Last month I attended the National EMS Education Standards Stakeholder's Meeting in Washington, DC. Representatives from national EMS, fire, medical and government organizations were present to provide input to the project team.
The meeting was run by a professional facilitator. This resulted in meeting speak such as placing agenda items in the "parking lot" and requesting comments be "robust and succinct." While the inner child in me giggled when these phrases were used, the end result was a worthwhile meeting which I am happy to have attended.
I do have concerns from the meeting. The first is that controversial items such as accreditation of paramedic programs weren't the hot button I expected. I am afraid this means some stakeholders avoided the topic at the meeting but plan to oppose this in other arenas (e.g through political or other pressures on NHTSA).
The second area of concern is the instructional guidelines (IGs). The educational standards are broad stroke and conceptual. Instructional guidelines were initially proposed to help clarify the standards without being prescriptive as to content.
The instructional guidelines haven't been updated since the first draft of the standards. As we prepare to move to the third and final draft of the standards it looks like the IGs need to be trashed and begun again.
The primary issue noted by the project team is that the IGs are unfunded. They have been a bit of an albatross for the team--but a necessary one.
As an educator and textbook author I an deeply concerned about the process if the educational standards aren't accompanied by IGs. Interpretation of the standards without some clarification could be tragic for EMS education.

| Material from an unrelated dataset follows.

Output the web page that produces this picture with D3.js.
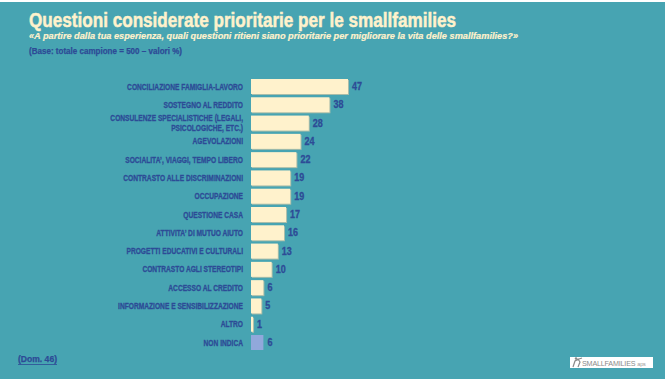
<!DOCTYPE html>
<html>
<head>
<meta charset="utf-8">
<script src="https://cdn.jsdelivr.net/npm/d3@7"></script>
<style>
  html, body { margin: 0; padding: 0; background: #47A4B2; }
  svg { display: block; }
</style>
</head>
<body>
<svg id="chart" width="667" height="379"></svg>
<script>
const categories = [
  "CONCILIAZIONE FAMIGLIA-LAVORO",
  "SOSTEGNO AL REDDITO",
  "CONSULENZE SPECIALISTICHE (LEGALI,\nPSICOLOGICHE, ETC.)",
  "AGEVOLAZIONI",
  "SOCIALITA’, VIAGGI, TEMPO LIBERO",
  "CONTRASTO ALLE DISCRIMINAZIONI",
  "OCCUPAZIONE",
  "QUESTIONE CASA",
  "ATTIVITA’ DI MUTUO AIUTO",
  "PROGETTI EDUCATIVI E CULTURALI",
  "CONTRASTO AGLI STEREOTIPI",
  "ACCESSO AL CREDITO",
  "INFORMAZIONE E SENSIBILIZZAZIONE",
  "ALTRO",
  "NON INDICA"
];
const values = [47, 38, 28, 24, 22, 19, 19, 17, 16, 13, 10, 6, 5, 1, 6];
const highlighted = ["NON INDICA"];

const titleText = "Questioni considerate prioritarie per le smallfamilies";
const subtitleText = "«A partire dalla tua esperienza, quali questioni ritieni siano prioritarie per migliorare la vita delle smallfamilies?»";
const baseText = "(Base: totale campione = 500 – valori %)";
const noteText = "(Dom. 46)";

const BG = "#47A4B2", CREAM = "#FFF2CC", BLUE = "#2D4B96", LILAC = "#91A8DB";
const FONT = "'Liberation Sans', Arial, sans-serif";

const svg = d3.select("#chart");
svg.append("rect").attr("width", 667).attr("height", 379).attr("fill", BG);
svg.append("rect").attr("width", 667).attr("height", 2).attr("fill", "#ffffff");
svg.append("rect").attr("x", 665).attr("width", 2).attr("height", 379).attr("fill", "#ffffff");

// Titles
svg.append("text").attr("x", 29).attr("y", 27)
  .attr("font-family", FONT).attr("font-weight", "bold").attr("font-size", 19.5)
  .attr("fill", CREAM).attr("stroke", CREAM).attr("stroke-width", 0.5)
  .attr("textLength", 427).attr("lengthAdjust", "spacingAndGlyphs")
  .text(titleText);
svg.append("text").attr("x", 29).attr("y", 38.5)
  .attr("font-family", FONT).attr("font-weight", "bold").attr("font-style", "italic").attr("font-size", 9.5)
  .attr("fill", CREAM).attr("stroke", CREAM).attr("stroke-width", 0.2)
  .attr("textLength", 489).attr("lengthAdjust", "spacingAndGlyphs")
  .text(subtitleText);
svg.append("text").attr("x", 29).attr("y", 54)
  .attr("font-family", FONT).attr("font-weight", "bold").attr("font-size", 8.5)
  .attr("fill", BLUE).attr("stroke", BLUE).attr("stroke-width", 0.25)
  .attr("textLength", 153).attr("lengthAdjust", "spacingAndGlyphs")
  .text(baseText);

// Scales
const x = d3.scaleLinear().domain([0, 47]).range([251, 348]);
const y = d3.scaleBand().domain(categories).range([77.35, 351.65]).paddingInner(0.18).paddingOuter(0.09);

const rows = categories.map((c, i) => ({ c, v: values[i] }));

// shadows
svg.append("g").selectAll("rect").data(rows.filter(d => !highlighted.includes(d.c))).join("rect")
  .attr("x", x(0) + 1).attr("y", d => y(d.c) + 1)
  .attr("width", d => x(d.v) - x(0)).attr("height", y.bandwidth())
  .attr("fill", "#A9BDAA");
svg.append("g").selectAll("rect").data(rows).join("rect")
  .attr("x", x(0)).attr("y", d => y(d.c))
  .attr("width", d => x(d.v) - x(0)).attr("height", y.bandwidth())
  .attr("fill", d => highlighted.includes(d.c) ? LILAC : CREAM);

// Category labels (condensed)
const labG = svg.append("g");
const labels = labG.selectAll("text").data(rows).join("text")
  .attr("font-family", FONT).attr("font-weight", "bold").attr("font-size", 8.6)
  .attr("fill", BLUE).attr("stroke", BLUE).attr("stroke-width", 0.3)
  .attr("text-anchor", "end");
labels.each(function(d) {
  const lines = d.c.split("\n");
  const t = d3.select(this);
  const cy = y(d.c) + y.bandwidth() / 2;
  lines.forEach((ln, k) => {
    t.append("tspan").attr("x", 0)
      .attr("y", cy + 3.1 + (k - (lines.length - 1) / 2) * 10)
      .text(ln);
  });
});
const w0 = labels.filter((d, i) => i === 0).node().getComputedTextLength();
const sx = 116 / w0;
labels.attr("transform", `translate(243,0) scale(${sx},1)`);

// Value labels
svg.append("g").selectAll("text").data(rows).join("text")
  .attr("transform", d => `translate(${x(d.v) + 4},${y(d.c) + y.bandwidth() / 2 + 3.5}) scale(0.9,1)`)
  .attr("font-family", FONT).attr("font-weight", "bold").attr("font-size", 10)
  .attr("fill", BLUE).attr("stroke", BLUE).attr("stroke-width", 0.3)
  .text(d => d.v);

// Note
svg.append("text").attr("x", 18).attr("y", 362)
  .attr("font-family", FONT).attr("font-weight", "bold").attr("font-size", 8.5)
  .attr("fill", BLUE).attr("stroke", BLUE).attr("stroke-width", 0.25)
  .attr("textLength", 39).attr("lengthAdjust", "spacingAndGlyphs")
  .text(noteText);
svg.append("line").attr("x1", 18).attr("x2", 57).attr("y1", 364.5).attr("y2", 364.5)
  .attr("stroke", BLUE).attr("stroke-width", 0.8);

// Logo
const logo = svg.append("g");
logo.append("rect").attr("x", 570).attr("y", 357).attr("width", 83).attr("height", 11).attr("fill", "#ffffff");
logo.append("path").attr("d", "M573,367 L575,361 L578,359 L580,362 L578,367 M575,361 L579,359 L582,358")
  .attr("fill", "none").attr("stroke", "#8a8a8a").attr("stroke-width", 1.2);
logo.append("circle").attr("cx", 576).attr("cy", 358.5).attr("r", 1.2).attr("fill", "#8a8a8a");
const logoText = logo.append("text").attr("x", 582).attr("y", 366)
  .attr("font-family", FONT).attr("font-size", 7.2).attr("fill", "#8a8a8a")
  .attr("letter-spacing", -0.2);
logoText.append("tspan").text("SMALLFAMILIES");
logoText.append("tspan").attr("dx", 2).attr("font-size", 5.5).attr("fill", "#9a9a9a").text("aps");
</script>
</body>
</html>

An example is patient assessment. The standards describe a primary and secondary assessment process but no further details are included. Now imagine authors such as myself and Mike O'Keefe, Joe Mistovich, and Walt Stoy and Tom Platt working separately writing a book and defining the steps of the assessment process. Everyone's would be different. Perhaps dramatically different. Every textbook/publisher could have a different assessment process. How would this be tested nationally?
IGs level the playing field. Without them there isn't a playing field at all.
I believe the education standards project is a step forward for EMS education. The less prescriptive process should make this more of a living document. IGs are a necessary item to assure some level of uniformity--at least until EMS practice and education matures and becomes less region- and state-centric similar to other medical disciplines.